Exercise prompt. Omit all images. Write out the rest of the material exactly.

########################################

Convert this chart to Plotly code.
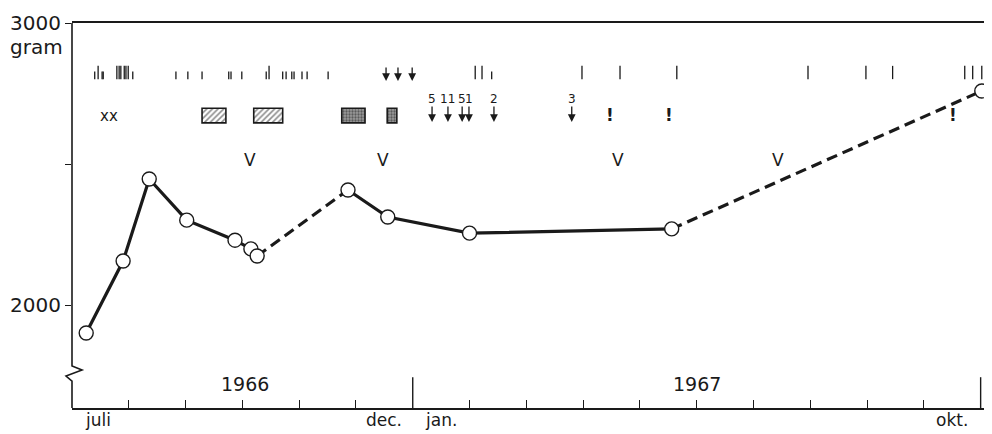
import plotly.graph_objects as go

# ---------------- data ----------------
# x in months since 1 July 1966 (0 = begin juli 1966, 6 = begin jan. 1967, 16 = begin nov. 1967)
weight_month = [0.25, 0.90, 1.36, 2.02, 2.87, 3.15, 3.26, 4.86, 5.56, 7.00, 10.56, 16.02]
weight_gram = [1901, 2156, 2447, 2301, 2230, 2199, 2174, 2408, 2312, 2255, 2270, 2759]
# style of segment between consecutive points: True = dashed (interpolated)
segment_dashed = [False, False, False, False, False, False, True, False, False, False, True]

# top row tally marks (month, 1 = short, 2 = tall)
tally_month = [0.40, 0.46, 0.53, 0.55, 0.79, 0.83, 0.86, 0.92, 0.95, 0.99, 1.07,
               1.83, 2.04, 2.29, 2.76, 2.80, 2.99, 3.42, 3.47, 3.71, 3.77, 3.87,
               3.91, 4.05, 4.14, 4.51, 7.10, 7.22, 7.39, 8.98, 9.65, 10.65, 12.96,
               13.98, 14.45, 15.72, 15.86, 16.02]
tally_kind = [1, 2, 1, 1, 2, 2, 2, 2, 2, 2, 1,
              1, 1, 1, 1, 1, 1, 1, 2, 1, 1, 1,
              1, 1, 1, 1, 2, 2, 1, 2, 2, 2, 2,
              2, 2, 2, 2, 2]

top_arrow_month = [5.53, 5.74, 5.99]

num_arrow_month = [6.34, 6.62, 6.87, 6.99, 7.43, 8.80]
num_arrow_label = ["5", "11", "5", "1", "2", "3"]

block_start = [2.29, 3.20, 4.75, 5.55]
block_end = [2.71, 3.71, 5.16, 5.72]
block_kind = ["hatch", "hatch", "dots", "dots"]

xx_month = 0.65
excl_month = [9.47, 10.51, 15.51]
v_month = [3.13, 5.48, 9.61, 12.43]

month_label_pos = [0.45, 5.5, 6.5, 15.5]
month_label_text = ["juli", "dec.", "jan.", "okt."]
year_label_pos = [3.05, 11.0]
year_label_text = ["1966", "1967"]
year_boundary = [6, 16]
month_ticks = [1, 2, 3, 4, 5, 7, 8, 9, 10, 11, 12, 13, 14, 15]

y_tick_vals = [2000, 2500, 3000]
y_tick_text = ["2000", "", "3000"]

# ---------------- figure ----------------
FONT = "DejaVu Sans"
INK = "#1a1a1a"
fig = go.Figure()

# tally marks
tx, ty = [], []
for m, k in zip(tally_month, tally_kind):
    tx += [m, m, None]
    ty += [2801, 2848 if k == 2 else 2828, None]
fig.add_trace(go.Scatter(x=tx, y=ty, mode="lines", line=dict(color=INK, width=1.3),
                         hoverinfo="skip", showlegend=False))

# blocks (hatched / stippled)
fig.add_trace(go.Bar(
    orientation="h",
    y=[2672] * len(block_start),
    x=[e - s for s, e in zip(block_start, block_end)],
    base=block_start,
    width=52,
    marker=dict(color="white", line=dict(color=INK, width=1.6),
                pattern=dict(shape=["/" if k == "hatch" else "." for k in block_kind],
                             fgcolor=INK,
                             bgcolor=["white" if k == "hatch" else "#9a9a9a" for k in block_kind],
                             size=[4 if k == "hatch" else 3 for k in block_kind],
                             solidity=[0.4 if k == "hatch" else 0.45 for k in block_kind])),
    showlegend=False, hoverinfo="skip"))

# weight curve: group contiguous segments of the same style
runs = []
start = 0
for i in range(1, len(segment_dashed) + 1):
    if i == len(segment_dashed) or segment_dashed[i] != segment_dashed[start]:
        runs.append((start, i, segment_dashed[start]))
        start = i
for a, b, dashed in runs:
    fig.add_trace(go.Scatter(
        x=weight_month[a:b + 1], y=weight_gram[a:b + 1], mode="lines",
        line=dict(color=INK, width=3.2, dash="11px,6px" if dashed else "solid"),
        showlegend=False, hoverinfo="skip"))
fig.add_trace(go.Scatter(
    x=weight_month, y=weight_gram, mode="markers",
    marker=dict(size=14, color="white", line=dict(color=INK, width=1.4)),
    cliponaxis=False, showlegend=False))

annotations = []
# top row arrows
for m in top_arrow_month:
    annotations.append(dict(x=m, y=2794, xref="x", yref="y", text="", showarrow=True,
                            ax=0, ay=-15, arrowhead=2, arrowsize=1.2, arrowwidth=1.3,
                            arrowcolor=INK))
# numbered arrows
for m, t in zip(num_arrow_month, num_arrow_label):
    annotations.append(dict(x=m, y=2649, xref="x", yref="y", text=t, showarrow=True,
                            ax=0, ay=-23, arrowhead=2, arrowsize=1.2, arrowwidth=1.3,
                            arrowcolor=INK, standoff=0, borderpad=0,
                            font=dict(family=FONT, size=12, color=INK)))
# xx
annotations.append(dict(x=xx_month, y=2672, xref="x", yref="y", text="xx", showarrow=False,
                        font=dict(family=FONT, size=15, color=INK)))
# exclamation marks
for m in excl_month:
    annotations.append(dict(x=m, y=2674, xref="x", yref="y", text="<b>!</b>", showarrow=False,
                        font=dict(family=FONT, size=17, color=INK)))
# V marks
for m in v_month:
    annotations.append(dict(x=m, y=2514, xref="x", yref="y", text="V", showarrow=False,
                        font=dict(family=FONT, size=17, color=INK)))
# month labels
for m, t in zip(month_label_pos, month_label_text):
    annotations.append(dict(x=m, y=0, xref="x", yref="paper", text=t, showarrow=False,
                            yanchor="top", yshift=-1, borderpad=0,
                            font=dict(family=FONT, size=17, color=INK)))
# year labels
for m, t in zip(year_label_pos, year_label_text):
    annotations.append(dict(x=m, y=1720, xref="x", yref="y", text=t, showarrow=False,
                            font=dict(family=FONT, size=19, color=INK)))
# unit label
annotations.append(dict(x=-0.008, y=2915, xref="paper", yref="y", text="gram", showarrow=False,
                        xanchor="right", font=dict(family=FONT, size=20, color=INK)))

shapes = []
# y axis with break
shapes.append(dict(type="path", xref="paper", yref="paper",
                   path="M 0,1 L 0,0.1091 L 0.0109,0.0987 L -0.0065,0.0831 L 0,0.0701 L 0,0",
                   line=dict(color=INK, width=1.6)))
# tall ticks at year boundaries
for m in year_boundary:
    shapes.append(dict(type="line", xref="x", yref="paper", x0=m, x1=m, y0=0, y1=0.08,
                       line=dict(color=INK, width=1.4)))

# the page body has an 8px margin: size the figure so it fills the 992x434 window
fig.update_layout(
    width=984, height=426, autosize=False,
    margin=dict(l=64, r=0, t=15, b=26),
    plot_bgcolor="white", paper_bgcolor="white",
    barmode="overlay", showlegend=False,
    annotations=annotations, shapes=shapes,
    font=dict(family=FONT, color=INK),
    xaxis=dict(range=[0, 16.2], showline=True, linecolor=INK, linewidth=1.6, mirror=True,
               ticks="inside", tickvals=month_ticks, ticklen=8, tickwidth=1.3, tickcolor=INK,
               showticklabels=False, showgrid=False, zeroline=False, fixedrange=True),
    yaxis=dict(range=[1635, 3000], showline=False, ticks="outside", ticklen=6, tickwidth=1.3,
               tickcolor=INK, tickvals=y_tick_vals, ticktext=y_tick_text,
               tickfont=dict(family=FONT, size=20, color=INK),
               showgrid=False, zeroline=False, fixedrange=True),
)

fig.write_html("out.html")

########################################

Result of the task.
Convert this chart to Plotly code.
import plotly.graph_objects as go

# ---------------- data ----------------
# x in months since 1 July 1966 (0 = begin juli 1966, 6 = begin jan. 1967, 16 = begin nov. 1967)
weight_month = [0.25, 0.90, 1.36, 2.02, 2.87, 3.15, 3.26, 4.86, 5.56, 7.00, 10.56, 16.02]
weight_gram = [1901, 2156, 2447, 2301, 2230, 2199, 2174, 2408, 2312, 2255, 2270, 2759]
# style of segment between consecutive points: True = dashed (interpolated)
segment_dashed = [False, False, False, False, False, False, True, False, False, False, True]

# top row tally marks (month, 1 = short, 2 = tall)
tally_month = [0.40, 0.46, 0.53, 0.55, 0.79, 0.83, 0.86, 0.92, 0.95, 0.99, 1.07,
               1.83, 2.04, 2.29, 2.76, 2.80, 2.99, 3.42, 3.47, 3.71, 3.77, 3.87,
               3.91, 4.05, 4.14, 4.51, 7.10, 7.22, 7.39, 8.98, 9.65, 10.65, 12.96,
               13.98, 14.45, 15.72, 15.86, 16.02]
tally_kind = [1, 2, 1, 1, 2, 2, 2, 2, 2, 2, 1,
              1, 1, 1, 1, 1, 1, 1, 2, 1, 1, 1,
              1, 1, 1, 1, 2, 2, 1, 2, 2, 2, 2,
              2, 2, 2, 2, 2]

top_arrow_month = [5.53, 5.74, 5.99]

num_arrow_month = [6.34, 6.62, 6.87, 6.99, 7.43, 8.80]
num_arrow_label = ["5", "11", "5", "1", "2", "3"]

block_start = [2.29, 3.20, 4.75, 5.55]
block_end = [2.71, 3.71, 5.16, 5.72]
block_kind = ["hatch", "hatch", "dots", "dots"]

xx_month = 0.65
excl_month = [9.47, 10.51, 15.51]
v_month = [3.13, 5.48, 9.61, 12.43]

month_label_pos = [0.45, 5.5, 6.5, 15.5]
month_label_text = ["juli", "dec.", "jan.", "okt."]
year_label_pos = [3.05, 11.0]
year_label_text = ["1966", "1967"]
year_boundary = [6, 16]
month_ticks = [1, 2, 3, 4, 5, 7, 8, 9, 10, 11, 12, 13, 14, 15]

y_tick_vals = [2000, 2500, 3000]
y_tick_text = ["2000", "", "3000"]

# ---------------- figure ----------------
FONT = "DejaVu Sans"
INK = "#1a1a1a"
fig = go.Figure()

# tally marks
tx, ty = [], []
for m, k in zip(tally_month, tally_kind):
    tx += [m, m, None]
    ty += [2801, 2848 if k == 2 else 2828, None]
fig.add_trace(go.Scatter(x=tx, y=ty, mode="lines", line=dict(color=INK, width=1.3),
                         hoverinfo="skip", showlegend=False))

# blocks (hatched / stippled)
fig.add_trace(go.Bar(
    orientation="h",
    y=[2672] * len(block_start),
    x=[e - s for s, e in zip(block_start, block_end)],
    base=block_start,
    width=52,
    marker=dict(color="white", line=dict(color=INK, width=1.6),
                pattern=dict(shape=["/" if k == "hatch" else "." for k in block_kind],
                             fgcolor=INK,
                             bgcolor=["white" if k == "hatch" else "#9a9a9a" for k in block_kind],
                             size=[4 if k == "hatch" else 3 for k in block_kind],
                             solidity=[0.4 if k == "hatch" else 0.45 for k in block_kind])),
    showlegend=False, hoverinfo="skip"))

# weight curve: group contiguous segments of the same style
runs = []
start = 0
for i in range(1, len(segment_dashed) + 1):
    if i == len(segment_dashed) or segment_dashed[i] != segment_dashed[start]:
        runs.append((start, i, segment_dashed[start]))
        start = i
for a, b, dashed in runs:
    fig.add_trace(go.Scatter(
        x=weight_month[a:b + 1], y=weight_gram[a:b + 1], mode="lines",
        line=dict(color=INK, width=3.2, dash="11px,6px" if dashed else "solid"),
        showlegend=False, hoverinfo="skip"))
fig.add_trace(go.Scatter(
    x=weight_month, y=weight_gram, mode="markers",
    marker=dict(size=14, color="white", line=dict(color=INK, width=1.4)),
    cliponaxis=False, showlegend=False))

annotations = []
# top row arrows
for m in top_arrow_month:
    annotations.append(dict(x=m, y=2794, xref="x", yref="y", text="", showarrow=True,
                            ax=0, ay=-15, arrowhead=2, arrowsize=1.2, arrowwidth=1.3,
                            arrowcolor=INK))
# numbered arrows
for m, t in zip(num_arrow_month, num_arrow_label):
    annotations.append(dict(x=m, y=2649, xref="x", yref="y", text=t, showarrow=True,
                            ax=0, ay=-23, arrowhead=2, arrowsize=1.2, arrowwidth=1.3,
                            arrowcolor=INK, standoff=0, borderpad=0,
                            font=dict(family=FONT, size=12, color=INK)))
# xx
annotations.append(dict(x=xx_month, y=2672, xref="x", yref="y", text="xx", showarrow=False,
                        font=dict(family=FONT, size=15, color=INK)))
# exclamation marks
for m in excl_month:
    annotations.append(dict(x=m, y=2674, xref="x", yref="y", text="<b>!</b>", showarrow=False,
                        font=dict(family=FONT, size=17, color=INK)))
# V marks
for m in v_month:
    annotations.append(dict(x=m, y=2514, xref="x", yref="y", text="V", showarrow=False,
                        font=dict(family=FONT, size=17, color=INK)))
# month labels
for m, t in zip(month_label_pos, month_label_text):
    annotations.append(dict(x=m, y=0, xref="x", yref="paper", text=t, showarrow=False,
                            yanchor="top", yshift=-1, borderpad=0,
                            font=dict(family=FONT, size=17, color=INK)))
# year labels
for m, t in zip(year_label_pos, year_label_text):
    annotations.append(dict(x=m, y=1720, xref="x", yref="y", text=t, showarrow=False,
                            font=dict(family=FONT, size=19, color=INK)))
# unit label
annotations.append(dict(x=-0.008, y=2915, xref="paper", yref="y", text="gram", showarrow=False,
                        xanchor="right", font=dict(family=FONT, size=20, color=INK)))

shapes = []
# y axis with break
shapes.append(dict(type="path", xref="paper", yref="paper",
                   path="M 0,1 L 0,0.1091 L 0.0109,0.0987 L -0.0065,0.0831 L 0,0.0701 L 0,0",
                   line=dict(color=INK, width=1.6)))
# tall ticks at year boundaries
for m in year_boundary:
    shapes.append(dict(type="line", xref="x", yref="paper", x0=m, x1=m, y0=0, y1=0.08,
                       line=dict(color=INK, width=1.4)))

# the page body has an 8px margin: size the figure so it fills the 992x434 window
fig.update_layout(
    width=984, height=426, autosize=False,
    margin=dict(l=64, r=0, t=15, b=26),
    plot_bgcolor="white", paper_bgcolor="white",
    barmode="overlay", showlegend=False,
    annotations=annotations, shapes=shapes,
    font=dict(family=FONT, color=INK),
    xaxis=dict(range=[0, 16.2], showline=True, linecolor=INK, linewidth=1.6, mirror=True,
               ticks="inside", tickvals=month_ticks, ticklen=8, tickwidth=1.3, tickcolor=INK,
               showticklabels=False, showgrid=False, zeroline=False, fixedrange=True),
    yaxis=dict(range=[1635, 3000], showline=False, ticks="outside", ticklen=6, tickwidth=1.3,
               tickcolor=INK, tickvals=y_tick_vals, ticktext=y_tick_text,
               tickfont=dict(family=FONT, size=20, color=INK),
               showgrid=False, zeroline=False, fixedrange=True),
)

fig.write_html("out.html")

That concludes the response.